If for production we need 5x of our baseline capacity to handle peak load are you saying that we could get our server from a basic server provider for 4 * 0.20 ( 1/5 of the time we need to scale our read replicas up) + 1?

Are you saying that we could get non production servers at 25% of the cost if they had to run all of the time compared to Aurora Serverless where we aren’t being charged at all for CPU/Memory until a request is made and the servers are brought up. Yes there is latency for the first request - but these are our non production/non staging environments.

Can we get point in time recovery?

And this is just databases.

We also have an autoscaling group of VMs based on messages in a queue. We have one relatively small instance that handles the trickle of messages that come during the day in production that can scale up to 10 at night when we do bulk processing. This just in production. We have no instances running when the queue is empty in non production environments.
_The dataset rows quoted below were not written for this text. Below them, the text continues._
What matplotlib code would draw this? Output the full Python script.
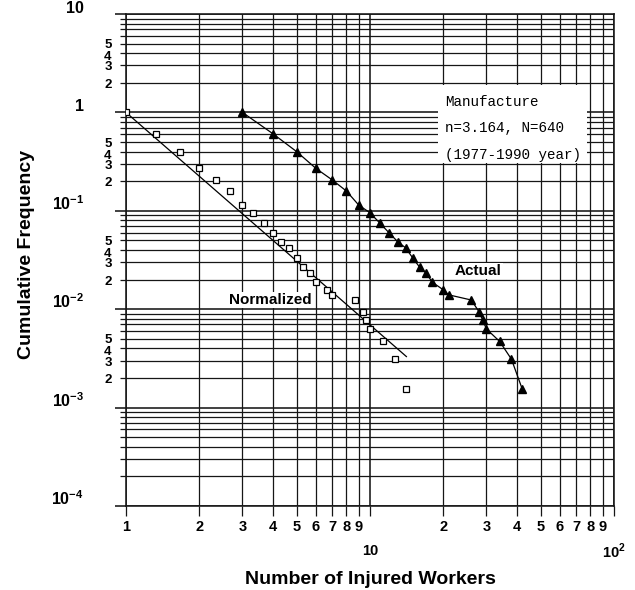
import matplotlib
matplotlib.use('Agg')
import matplotlib.pyplot as plt
from matplotlib.patches import Rectangle
from matplotlib.ticker import LogLocator, NullFormatter

plt.rcParams['font.family'] = ['Liberation Sans', 'DejaVu Sans']
plt.rcParams['mathtext.fontset'] = 'custom'
plt.rcParams['mathtext.rm'] = 'Liberation Sans:bold'
plt.rcParams['mathtext.bf'] = 'Liberation Sans:bold'

# ── data ──
actual_x = [3, 4, 5, 6, 7, 8, 9, 10, 11, 12, 13, 14, 15, 16, 17, 18,
            20, 21, 26, 28, 29, 30, 34, 38, 42]
cum_freq = [1.0, 0.607, 0.40, 0.27, 0.206, 0.159, 0.114, 0.0955, 0.0745,
            0.0594, 0.0484, 0.042, 0.0329, 0.0266, 0.0232, 0.0188, 0.0157,
            0.0140, 0.0124, 0.0094, 0.0077, 0.0063, 0.0047, 0.0031, 0.00156]
norm_x = [1.0, 1.33, 1.67, 2.0, 2.33, 2.67, 3.0, 3.33, 3.67, 4.0, 4.33,
          4.67, 5.0, 5.33, 5.67, 6.0, 6.67, 7.0, 8.67, 9.33, 9.67, 10.0,
          11.33, 12.67, 14.0]
fit_x = [1.0, 14.1]
fit_y = [1.0, 0.0033]

y_major = [10, 1, 0.1, 0.01, 0.001, 0.0001]
y_major_lbl = ['10', '1', r'$10^{-1}$', r'$10^{-2}$', r'$10^{-3}$', r'$10^{-4}$']
x_minor_lbl = [2, 3, 4, 5, 6, 7, 8, 9]

W, H = 635, 590
fig = plt.figure(figsize=(W / 100, H / 100), dpi=100)
L, R, T, B = 126, 614, 14, 506
ax = fig.add_axes([L / W, 1 - B / H, (R - L) / W, (B - T) / H])
ax.set_xscale('log')
ax.set_yscale('log')
ax.set_xlim(1, 100)
ax.set_ylim(1e-4, 10)

gc = '#161616'
ax.xaxis.set_major_locator(LogLocator(base=10, numticks=10))
ax.xaxis.set_minor_locator(LogLocator(base=10, subs=range(2, 10), numticks=20))
ax.yaxis.set_major_locator(LogLocator(base=10, numticks=10))
ax.yaxis.set_minor_locator(LogLocator(base=10, subs=range(2, 10), numticks=20))
ax.xaxis.set_major_formatter(NullFormatter())
ax.xaxis.set_minor_formatter(NullFormatter())
ax.yaxis.set_major_formatter(NullFormatter())
ax.yaxis.set_minor_formatter(NullFormatter())
ax.grid(which='major', color=gc, lw=1.15)
ax.grid(which='minor', color=gc, lw=0.9)
ax.tick_params(axis='x', which='both', direction='out', length=7, width=0.9, color=gc)
ax.tick_params(axis='y', which='major', direction='out', length=8, width=1.15, color=gc)
ax.tick_params(axis='y', which='minor', direction='out', length=4.5, width=0.9, color=gc)
for s in ax.spines.values():
    s.set_color(gc)
    s.set_linewidth(1.15)
ax.set_axisbelow(True)

# ── series ──
ax.plot(fit_x, fit_y, color='black', lw=0.9, zorder=3)
ax.plot(norm_x, cum_freq, ls='none', marker='s', ms=5, mfc='white',
        mec='black', mew=0.9, zorder=4)
ax.plot(actual_x, cum_freq, color='black', lw=0.9, marker='^', ms=5.5,
        mfc='black', mec='black', zorder=4)

# ── tick labels ──
for v, s in zip(y_major, y_major_lbl):
    ax.annotate(s, xy=(0, v), xycoords=('axes fraction', 'data'),
                xytext=(-42, 1), textcoords='offset pixels',
                ha='right', va='baseline', fontsize=11.5, fontweight='bold')
# stacked 5/4/3/2 labels sit a little below their lines, as on the paper
minor_shift = {5: -1.5, 4: -4, 3: -2, 2: -2}
for dec in [1, 0.1, 0.01, 0.001]:
    for m in [2, 3, 4, 5]:
        ax.annotate(str(m), xy=(0, m * dec), xycoords=('axes fraction', 'data'),
                    xytext=(-18, minor_shift[m]), textcoords='offset pixels',
                    ha='center', va='center', fontsize=9.5, fontweight='bold')

ax.annotate('1', xy=(1, 0), xycoords=('data', 'axes fraction'),
            xytext=(0, -21), textcoords='offset pixels',
            ha='center', va='center', fontsize=10.5, fontweight='bold')
for dec in [1, 10]:
    for m in x_minor_lbl:
        ax.annotate(str(m), xy=(m * dec, 0), xycoords=('data', 'axes fraction'),
                    xytext=(0, -21), textcoords='offset pixels',
                    ha='center', va='center', fontsize=10.5, fontweight='bold')
ax.annotate('10', xy=(10, 0), xycoords=('data', 'axes fraction'),
            xytext=(0, -45), textcoords='offset pixels',
            ha='center', va='center', fontsize=10.5, fontweight='bold')
ax.annotate(r'$10^{2}$', xy=(100, 0), xycoords=('data', 'axes fraction'),
            xytext=(0, -45), textcoords='offset pixels',
            ha='center', va='center', fontsize=10.5, fontweight='bold')

fig.text(370 / W, 1 - 579 / H, 'Number of Injured Workers', ha='center',
         va='center', fontsize=14, fontweight='bold')
fig.text(27 / W, 1 - 254 / H, 'Cumulative Frequency', ha='center',
         va='center', rotation=90, fontsize=14, fontweight='bold')

# ── annotation box ──
ax.add_patch(Rectangle((0.639, 0.697), 0.306, 0.159, transform=ax.transAxes,
                       facecolor='white', edgecolor='none', zorder=2.5))
for yy, s in zip([0.822, 0.769, 0.713],
                 ['Manufacture', 'n=3.164, N=640', '(1977-1990 year)']):
    ax.text(0.654, yy, s, transform=ax.transAxes, fontsize=10.3,
            family='Liberation Mono', va='center', ha='left', zorder=5)

ax.text((270 - L) / (R - L), (B - 300) / (B - T), 'Normalized',
        transform=ax.transAxes, ha='center', va='center', fontsize=11,
        fontweight='bold', zorder=5,
        bbox=dict(facecolor='white', edgecolor='none', pad=1))
ax.text((478 - L) / (R - L), (B - 271) / (B - T), 'Actual',
        transform=ax.transAxes, ha='center', va='center', fontsize=11,
        fontweight='bold', zorder=5,
        bbox=dict(facecolor='white', edgecolor='none', pad=1))

plt.savefig('out.png', dpi=100, facecolor='white')
plt.close()
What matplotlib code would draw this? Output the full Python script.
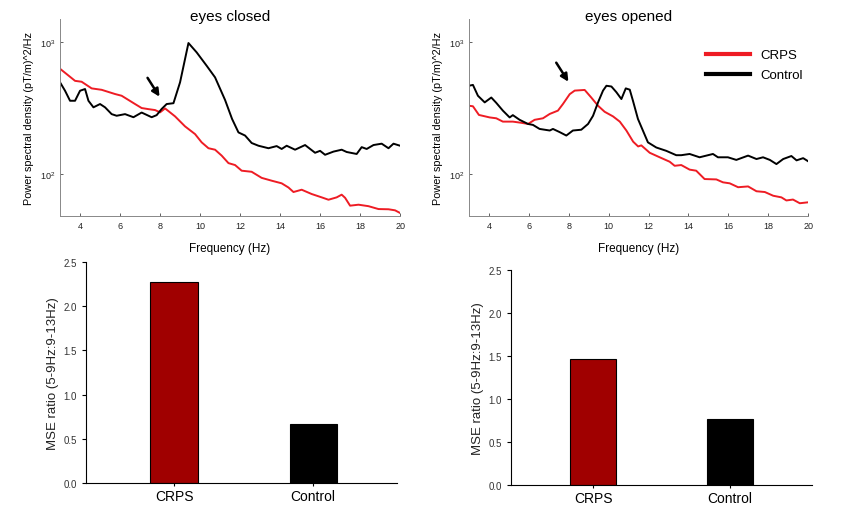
import matplotlib
matplotlib.use("Agg")
import matplotlib.pyplot as plt
from matplotlib.ticker import FixedLocator, NullLocator, FormatStrFormatter

plt.rcParams['font.family'] = ['Liberation Sans', 'DejaVu Sans']

# --- spectra, eyes closed ---
closed_crps_f = [3.0, 3.75, 4.08, 4.58, 5.08, 5.75, 6.08, 6.75, 7.08, 7.42, 7.75, 8.0, 8.25, 8.75,
                 9.25, 9.75, 10.08, 10.42, 10.75, 11.08, 11.42, 11.75, 12.08, 12.58, 13.08, 13.58,
                 14.08, 14.42, 14.67, 15.08, 15.58, 16.08, 16.42, 16.83, 17.08, 17.25, 17.5, 17.92,
                 18.42, 18.92, 19.42, 19.75, 20.0]
closed_crps_p = [630, 510, 502, 447, 436, 405, 393, 340, 317, 311, 306, 294, 315, 274,
                 230, 201, 174, 157, 153, 138, 121, 117, 106, 104, 93.5, 89,
                 85, 79, 73, 76, 70.5, 66.5, 63.8, 66.5, 69.7, 66, 57.5, 58.5,
                 57, 54.2, 54, 53, 50.6]

closed_ctrl_f = [3.0, 3.25, 3.5, 3.75, 4.0, 4.25, 4.42, 4.67, 5.0, 5.25, 5.58, 5.83, 6.25, 6.67,
                 7.08, 7.58, 7.83, 8.08, 8.33, 8.67, 9.0, 9.42, 9.83, 10.33, 10.75, 11.25, 11.6,
                 11.92, 12.25, 12.58, 12.92, 13.42, 13.83, 14.08, 14.33, 14.75, 15.25, 15.75, 16.0,
                 16.25, 16.67, 17.08, 17.33, 17.83, 18.08, 18.33, 18.67, 19.08, 19.42, 19.67, 20.0]
closed_ctrl_p = [497, 429, 360, 360, 429, 442, 360, 321, 340, 321, 285, 277, 285, 270,
                 293, 270, 280, 312, 340, 345, 497, 988, 839, 664, 542, 365, 262,
                 207, 196, 172, 164, 157, 163, 155, 164, 153, 166, 145, 150,
                 140, 148, 153, 147, 142, 160, 155, 166, 170, 157, 170, 164]

# --- spectra, eyes opened ---
opened_crps_f = [3.0, 3.2, 3.5, 4.04, 4.37, 4.7, 5.2, 5.62, 5.96, 6.29, 6.71, 7.05, 7.46, 7.71,
                 8.05, 8.3, 8.8, 9.13, 9.47, 9.8, 10.22, 10.56, 10.89, 11.23, 11.48, 11.64,
                 12.06, 12.56, 13.06, 13.31, 13.64, 14.06, 14.39, 14.81, 15.4, 15.73, 16.07,
                 16.49, 16.99, 17.41, 17.83, 18.25, 18.66, 18.91, 19.24, 19.58, 20.0]
opened_crps_p = [330, 327, 281, 269, 265, 250, 250, 245, 240, 258, 265, 286, 303, 340,
                 404, 430, 435, 381, 330, 297, 274, 250, 214, 176, 162, 165,
                 145, 134, 124, 115.5, 117, 108, 106, 91.6, 91, 86.5, 85,
                 79.4, 80.5, 74, 73, 68.4, 66.5, 63, 64, 60, 61]

opened_ctrl_f = [3.0, 3.2, 3.45, 3.79, 4.12, 4.37, 4.7, 5.04, 5.2, 5.54, 5.96, 6.21, 6.54, 7.05,
                 7.21, 7.55, 7.88, 8.21, 8.63, 8.97, 9.22, 9.47, 9.72, 9.89, 10.14, 10.39, 10.64,
                 10.86, 11.06, 11.22, 11.47, 11.97, 12.39, 12.89, 13.39, 13.64, 14.06, 14.56,
                 15.23, 15.48, 15.98, 16.4, 16.99, 17.41, 17.74, 18.08, 18.41, 18.75, 19.16,
                 19.42, 19.75, 20.0]
opened_ctrl_p = [468, 475, 393, 350, 381, 347, 303, 269, 280, 258, 240, 236, 220, 214,
                 220, 208, 196, 214, 217, 240, 277, 350, 430, 468, 462, 418, 371,
                 447, 437, 360, 262, 174, 159, 150, 139, 139, 142, 134,
                 142, 134, 134, 128, 138, 130, 134, 128, 119, 130, 137,
                 127, 132, 125]

# --- MSE ratio bars ---
groups = ['CRPS', 'Control']
ratio_closed = [2.27, 0.67]
ratio_opened = [1.46, 0.77]
bar_colors = ['#a00000', '#000000']

fig = plt.figure(figsize=(8.48, 5.10), dpi=100)

def spectrum_axes(rect, title, title_x, crps_f, crps_p, ctrl_f, ctrl_p, arrow_tail, arrow_head):
    ax = fig.add_axes(rect)
    ax.plot(crps_f, crps_p, color='#ee1c24', lw=1.4, label='CRPS')
    ax.plot(ctrl_f, ctrl_p, color='black', lw=1.4, label='Control')
    ax.set_yscale('log')
    ax.set_xlim(3, 20)
    ax.set_ylim(48, 1500)
    ax.xaxis.set_major_locator(FixedLocator(range(4, 21, 2)))
    ax.yaxis.set_minor_locator(NullLocator())
    ax.tick_params(direction='in', length=2, width=0.5, labelsize=6.5, colors='#222222')
    for side in ['top', 'right']:
        ax.spines[side].set_visible(False)
    for side in ['left', 'bottom']:
        ax.spines[side].set_color('#888888')
        ax.spines[side].set_linewidth(0.7)
    # title sits level with the top of the axes, as in the original figure
    ax.text(title_x, 1.015, title, transform=ax.transAxes, ha='center', va='center', fontsize=11)
    ax.set_xlabel('Frequency (Hz)', fontsize=8.5, labelpad=9)
    ax.set_ylabel('Power spectral density (pT/m)^2/Hz', fontsize=7.8, labelpad=4)
    ax.annotate('', xy=arrow_head, xytext=arrow_tail,
                arrowprops=dict(arrowstyle='-|>', color='black', lw=1.8, mutation_scale=11))
    return ax

spectrum_axes([0.0708, 0.5745, 0.401, 0.386], 'eyes closed', 0.5,
              closed_crps_f, closed_crps_p, closed_ctrl_f, closed_ctrl_p,
              (7.3, 560), (8.05, 371))
ax_open = spectrum_axes([0.553, 0.5745, 0.400, 0.386], 'eyes opened', 0.47,
                        opened_crps_f, opened_crps_p, opened_ctrl_f, opened_ctrl_p,
                        (7.3, 730), (8.06, 482))
leg = ax_open.legend(loc='upper right', bbox_to_anchor=(1.0, 0.875), frameon=False,
                     fontsize=9.5, handlelength=3.3, labelspacing=0.6, borderaxespad=0)
for line in leg.get_lines():
    line.set_linewidth(3)

def bar_axes(rect, values, xlim):
    ax = fig.add_axes(rect)
    ax.bar(range(len(groups)), values, width=0.34, color=bar_colors,
           edgecolor='black', linewidth=0.8)
    ax.set_xlim(*xlim)
    ax.set_ylim(0, 2.5)
    ax.set_xticks(range(len(groups)))
    ax.set_xticklabels(groups, fontsize=10)
    ax.set_yticks([0, 0.5, 1.0, 1.5, 2.0, 2.5])
    ax.yaxis.set_major_formatter(FormatStrFormatter('%.1f'))
    ax.tick_params(axis='y', direction='out', length=3, labelsize=7, labelcolor='#333333')
    ax.tick_params(axis='x', direction='out', length=2, pad=2)
    for side in ['top', 'right']:
        ax.spines[side].set_visible(False)
    ax.set_ylabel('MSE ratio (5-9Hz:9-13Hz)', fontsize=9.5, color='#222222', labelpad=3)
    return ax

bar_axes([0.1014, 0.051, 0.367, 0.433], ratio_closed, (-0.633, 1.604))
bar_axes([0.6026, 0.047, 0.355, 0.4216], ratio_opened, (-0.6, 1.6))

fig.savefig('out.png', dpi=100)
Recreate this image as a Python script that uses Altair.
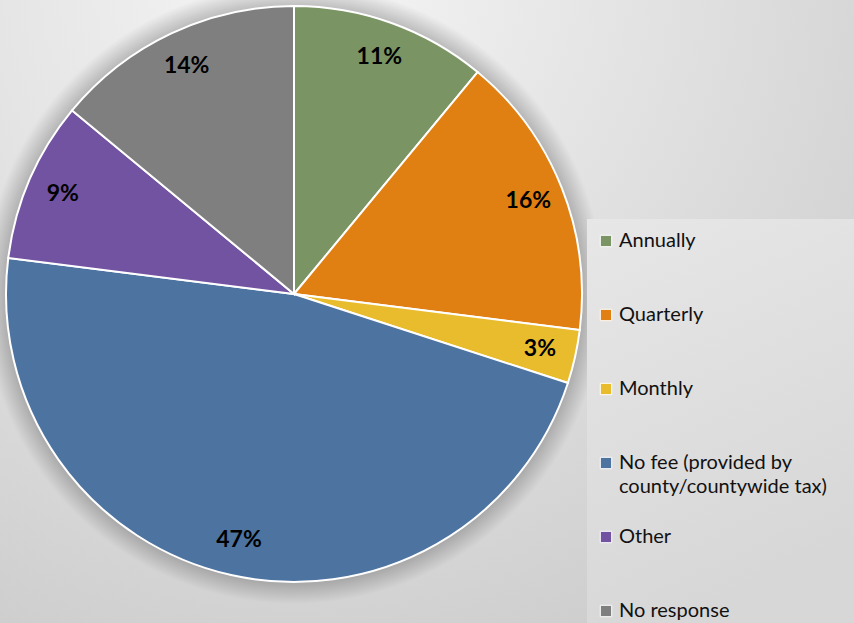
import altair as alt
import pandas as pd

# ---- data ----
categories = ["Annually", "Quarterly", "Monthly",
              "No fee (provided by county/countywide tax)", "Other", "No response"]
values = [11, 16, 3, 47, 9, 14]          # percent
label_texts = ["11%", "16%", "3%", "47%", "9%", "14%"]
legend_texts = ["Annually", "Quarterly", "Monthly",
                "No fee (provided by\ncounty/countywide tax)", "Other", "No response"]
colors = ["#7A9563", "#E07F12", "#E9BC2D", "#4D73A1", "#7253A1", "#7F7F7F"]

df = pd.DataFrame({
    "category": categories,
    "idx": list(range(len(categories))),
    "value": values,
    "label_text": label_texts,
    "legend_text": legend_texts,
})
one = pd.DataFrame({"v": [1]})

W, H = 854, 623
CX, CY, R = 294, 294, 288
FONT = "Lato"

color_scale = alt.Scale(domain=categories, range=colors)

bg_gradient = {
    "gradient": "radial",
    "x1": 0.35, "y1": 0.1, "r1": 0,
    "x2": 0.35, "y2": 0.1, "r2": 0.95,
    "stops": [
        {"offset": 0, "color": "#f6f6f6"},
        {"offset": 1, "color": "#c9c9c9"},
    ],
}
background = alt.Chart(one).mark_rect(fill=bg_gradient).encode(
    x=alt.value(0), x2=alt.value(W), y=alt.value(0), y2=alt.value(H)
)

shadow_gradient = {
    "gradient": "radial",
    "x1": 0.5, "y1": 0.5, "r1": 0,
    "x2": 0.5, "y2": 0.5, "r2": 0.5,
    "stops": [
        {"offset": 0.9, "color": "rgba(0,0,0,0.26)"},
        {"offset": 0.935, "color": "rgba(0,0,0,0.2)"},
        {"offset": 1, "color": "rgba(0,0,0,0)"},
    ],
}
shadow = alt.Chart(one).mark_arc(
    theta=0, theta2=6.2832, radius=310, fill=shadow_gradient
).encode(x=alt.value(CX), y=alt.value(CY))

panel_gradient = {
    "gradient": "linear",
    "x1": 0, "y1": 0, "x2": 0.3, "y2": 1,
    "stops": [
        {"offset": 0, "color": "#e7e7e7"},
        {"offset": 1, "color": "#d7d7d7"},
    ],
}
panel = alt.Chart(one).mark_rect(fill=panel_gradient).encode(
    x=alt.value(587), x2=alt.value(W), y=alt.value(219), y2=alt.value(H)
)

pie = alt.Chart(df).mark_arc(outerRadius=R, stroke="white", strokeWidth=2).encode(
    theta=alt.Theta("value:Q", stack=True),
    color=alt.Color("category:N", scale=color_scale, legend=None),
    order=alt.Order("idx:Q"),
    x=alt.value(CX), y=alt.value(CY),
)

labels = alt.Chart(df).mark_text(
    radius=252, font=FONT, fontSize=23, fontWeight="bold", color="#000000"
).encode(
    theta=alt.Theta("value:Q", stack=True),
    order=alt.Order("idx:Q"),
    detail="category:N",
    text="label_text:N",
    x=alt.value(CX), y=alt.value(CY),
)

legend_y = alt.Y("category:N", scale=alt.Scale(type="point", domain=categories,
                                                range=[241, 611], padding=0), axis=None)

legend_sym = alt.Chart(df).mark_square(size=130, stroke="white", strokeWidth=1, opacity=1).encode(
    x=alt.value(606), y=legend_y,
    color=alt.Color("category:N", scale=color_scale, legend=None),
)
legend_txt = alt.Chart(df).mark_text(
    align="left", baseline="middle", font=FONT, fontSize=20, color="#111111",
    lineBreak="\n", lineHeight=24
).encode(x=alt.value(619), y=legend_y, text="legend_text:N")

chart = alt.layer(background, shadow, panel, pie, labels, legend_sym, legend_txt).properties(
    width=W, height=H, padding=0, autosize=alt.AutoSizeParams(type="none")
).configure_view(strokeWidth=0).configure(background="#dddddd")

chart.save("out.html", embed_options={"renderer": "svg", "actions": False})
Should we also have enough servers to having 30-40 VMs running with only 20% utilization?

Should we also set up our own servers for object storage across multiple data centers?

What about our data center overseas close to our offshore developers?

If you have more servers on AWS you’re doing it wrong.

We don’t even manage build servers. When we push our code to git, CodeBuild spins up either prebuilt or custom Docker containers (on servers that we don’t manage) to build and run unit tests on our code based on a yaml file with a list of Shell commands.

It deploys code as lambda to servers we don’t manage. AWS gives you such a ridiculously high amount of lambda usage in the always free tier it’s ridiculous. No, our lambdas don’t “lock us in”. I deploy standard NodeJS/Express, C#/WebAPI, and Python/Django code that can be deployed to either lsmbda or a VM just by changing a single step in our deployment pipeline.